Saturday, March 20, 2010

Know Now Then

Morning. First day of spring. I am contained in my skin, my brown denims, my light pink long-sleeved tee, but I am bursting with love for you and the desire to be in your presence. I feel as though I'm on a phantasmagorical journey - images and sensations, dreams, fragments, memories, reveries, connections, confetti, colors - all streaming past me. It's overwhelming, the scale of it -- too hard to keep straight. (I keep hearing my name, in instrumentals even --)

I feel a desire to settle my mind down, craft a story, but my divided mind jangles. Besides, that's not how writing - my best writing - typically goes for me.

***
Afternoon. Dearest love, I am sitting at a picnic table in a semi-secluded glade at the conservation area. It's warm enough that I'm just in my shirtsleeves. There's a view of blue mountains, outlined against pearly sky. Overhead the sky is blue with a couple of intricate white clouds. The turf is starting to green. A light breeze rustles my hair. I was just at the library but felt restless so I left after a few minutes and drove here. A family has just strolled by and said hi. Tiny bugs hover close to the ground.

I am glad to be here alone, outside, in the quiet, off to the side. I think of Marina Abramović who, as I write, is seated at a table at her exhibit at MOMA, where she will sit every day for the duration of her show (2-1/2 months) as patrons stroll by and choose to make eye contact with her - or not, sit across from her for a moment, or longer, or much longer even - or not. For me, that would be an excruciating experience. I would dread every day, I think. I prefer to retreat, be off to the side, not right in the middle.

I have come to realize (But I didn't know what I know now then) that I once saw her and her now ex-husband (as I recently read) at the conservation area, a year ago or more. They were a particularly striking pair. I can conjure their image now - at once vital, fit, attractive, graceful, and unassuming. They passed through the rustic arch of the gate. I didn't know who they were. We apprehended one another, made eye contact, and smiled. I went through the gate for my walk and I presume they returned to their car.

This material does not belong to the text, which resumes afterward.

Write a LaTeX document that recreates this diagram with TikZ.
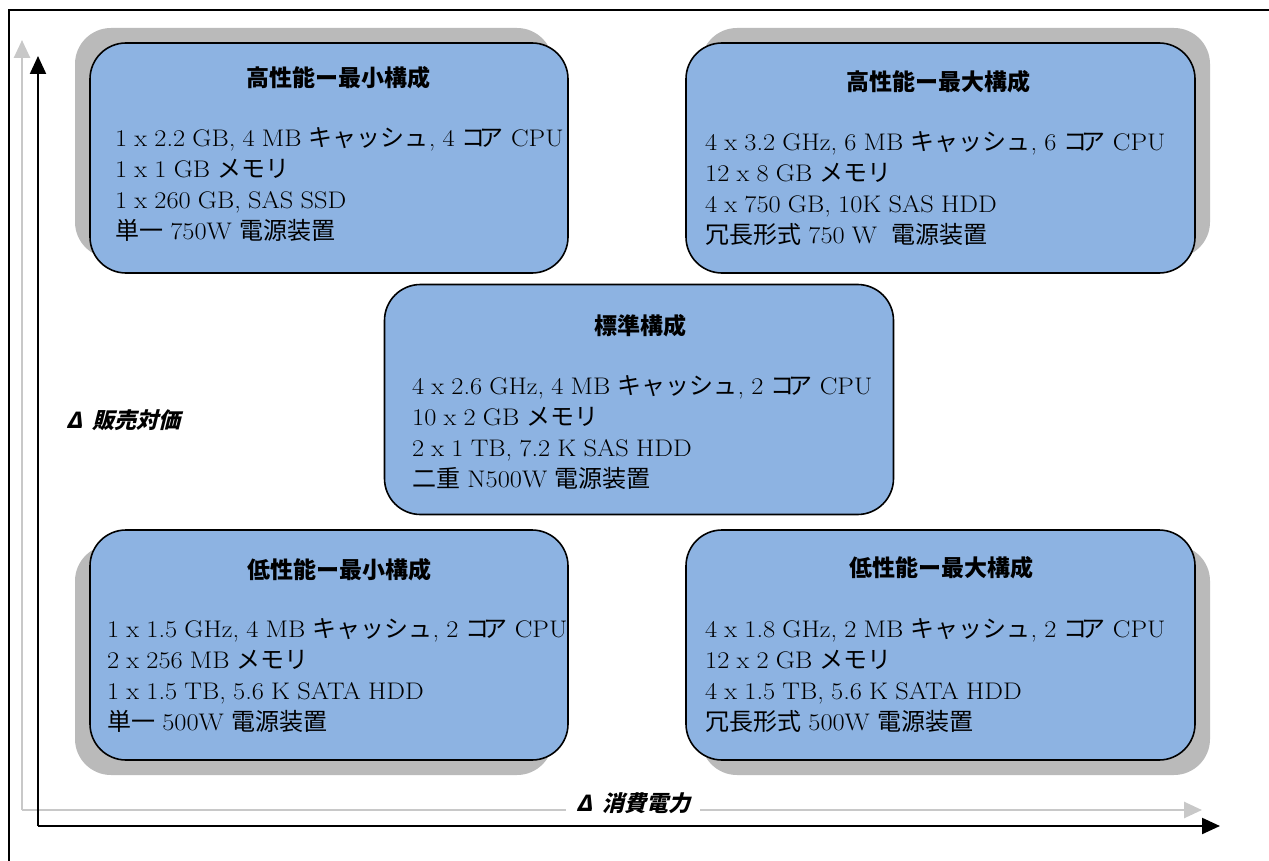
\documentclass[tikz,border=0pt]{standalone}
\usepackage{fontspec}
\setmainfont{Latin Modern Roman}[FakeStretch=1.1, WordSpace=0.9]
\newfontfamily\cjk{Noto Sans CJK JP}
\newfontfamily\cjksl[FakeSlant=0.25]{Noto Sans CJK JP}
\usetikzlibrary{arrows.meta}
\definecolor{boxblue}{RGB}{141,179,226}
\definecolor{shadowgray}{RGB}{186,186,186}
\definecolor{axisgray}{RGB}{200,200,200}
\newcommand{\jp}[1]{{\cjk #1}}
\newcommand{\cache}{\jp{キャッシュ}}
\newcommand{\core}{\jp{コ\hspace{-6pt}ア}}
\begin{document}
\begin{tikzpicture}[x=1pt,y=-1pt,
  cfgbox/.style={draw=black, line width=1.6pt, fill=boxblue, rounded corners=36pt, minimum height=230pt, inner sep=0pt},
  shadowbox/.style={fill=shadowgray, rounded corners=36pt, minimum height=230pt, inner sep=0pt},
  narrow/.style={minimum width=478pt},
  wide/.style={minimum width=509pt},
  ttl/.style={font=\cjk\bfseries\fontsize{23}{28}\selectfont, inner sep=0pt},
  body/.style={font=\fontsize{24}{31}\selectfont, align=left, anchor=north west, inner sep=0pt},
  axlab/.style={font=\cjksl\bfseries\fontsize{22}{26}\selectfont, inner sep=2pt},
  blackaxis/.style={line width=2.2pt, -{Triangle[length=18pt,width=16pt]}},
  grayaxis/.style={draw=axisgray, line width=2.6pt, -{Triangle[length=18pt,width=16pt]}},
]
\useasboundingbox (0,0) rectangle (1269,861);
% frame
\coordinate (fa) at (1269,10);
\coordinate (fb) at (9,10);
\coordinate (fc) at (9,861);
\draw[line width=2.8pt] (fa) -- (fb) -- (fc);
% gray axes
\coordinate (go) at (22,810);
\coordinate (gy) at (22,40);
\coordinate (gx) at (1202,810);
\draw[grayaxis] (go) -- (gy);
\draw[grayaxis] (go) -- (gx);
% black axes
\coordinate (bo) at (38,826);
\coordinate (by) at (38,56);
\coordinate (bx) at (1220,826);
\draw[blackaxis] (bo) -- (by);
\draw[blackaxis] (bo) -- (bx);
% shadows
\node[shadowbox, narrow] (tls) at (314,143) {};
\node[shadowbox, wide] (trs) at (955.5,143) {};
\node[shadowbox, narrow] (bls) at (314,660) {};
\node[shadowbox, wide] (brs) at (955.5,660) {};
% boxes
\node[cfgbox, narrow] (tl) at (329,158) {};
\node[cfgbox, wide] (tr) at (940.5,158) {};
\node[cfgbox, wide] (cc) at (639,399.5) {};
\node[cfgbox, narrow] (bl) at (329,645) {};
\node[cfgbox, wide] (br) at (940.5,645) {};
% titles
\node[ttl] (tlt) at (338,78) {高性能ー最小構成};
\node[ttl] (trt) at (938,82) {高性能ー最大構成};
\node[ttl] (cct) at (640,326) {標準構成};
\node[ttl] (blt) at (339,570) {低性能ー最小構成};
\node[ttl] (brt) at (941,568) {低性能ー最大構成};
% bodies
\node[body] (tlb) at (115,127) {1 x 2.2 GB, 4 MB \cache, 4 \core{} CPU\\1 x 1 GB \jp{メモリ}\\1 x 260 GB, SAS SSD\\\jp{単一} 750W \jp{電源装置}};
\node[body] (trb) at (705,131) {4 x 3.2 GHz, 6 MB \cache, 6 \core{} CPU\\12 x 8 GB \jp{メモリ}\\4 x 750 GB, 10K SAS HDD\\\jp{冗長形式} 750 W \ \jp{電源装置}};
\node[body] (ccb) at (412,375) {4 x 2.6 GHz, 4 MB \cache, 2 \core{} CPU\\10 x 2 GB \jp{メモリ}\\2 x 1 TB, 7.2 K SAS HDD\\\jp{二重} N500W \jp{電源装置}};
\node[body] (blb) at (107,618) {1 x 1.5 GHz, 4 MB \cache, 2 \core{} CPU\\2 x 256 MB \jp{メモリ}\\1 x 1.5 TB, 5.6 K SATA HDD\\\jp{単一} 500W \jp{電源装置}};
\node[body] (brb) at (705,618) {4 x 1.8 GHz, 2 MB \cache, 2 \core{} CPU\\12 x 2 GB \jp{メモリ}\\4 x 1.5 TB, 5.6 K SATA HDD\\\jp{冗長形式} 500W \jp{電源装置}};
% axis labels
\node[axlab, anchor=west] (ylab) at (64,420) {Δ\hspace{10pt}販売対価};
\node[axlab, anchor=west, fill=white, inner xsep=10pt] (xlab) at (566,803) {Δ\hspace{10pt}消費電力};
\end{tikzpicture}
\end{document}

I saw who I know now (but didn't know then) was her ex-husband at an art auction in December. He pulled up a folding chair and for a spell kept company with the friendly acquaintance I was hanging out with that inclement day. I didn't know who the gentleman was, and my companion didn't introduce us. There wasn't any need. We were in the midst of the casual hoi-polloi of streaming auctioneering and a milling crowd and it wasn't entirely clear (at least to me) why I was there anyway so I was playing it as it lay, content to see how the minutes as morning wore into afternoon mildly unspooled. I didn't recognize him as the man I'd seen with Ms. Abramović at the conservation area gate. By the time of the art auction - the day of Winter Walk that December Saturday - I was aware of who Ms. Abramović was and I think it was that day, or maybe that evening at (p.m.) after the Winter Walk parade that Mr. NFS told me that she was opening a performance art school here in Hudson in the Community Tennis building (apt place, it seems to me) and in days following I got around to googling her and was surprised to see the image of the stylish couple at a fancy black-tie event and recognizing him - who the day I'd seen him at the auction reminded me of Ralph Fiennes (smiling reserve) and that they had been the ones at the conservation area one afternoon several seasons ago. Small world, these tight and not - on the face of it - terribly meaningful connections.

I would like to see Marina Abramović's show and hope I have a chance to see it. If I do I will be unlikely to sit down at the table with her and, especially, to make prolonged eye contact. (Something which on the other hand, my dearest, I would love to do with you - but in a private setting, even if outdoors like this).

Perhaps this meandering post can take the place of any awkward face to face with Ms. Abramović. There. I captured, if imperfectly, an evanescent connection, two tables, at two removes, separated by 120 miles, exercises in preservation.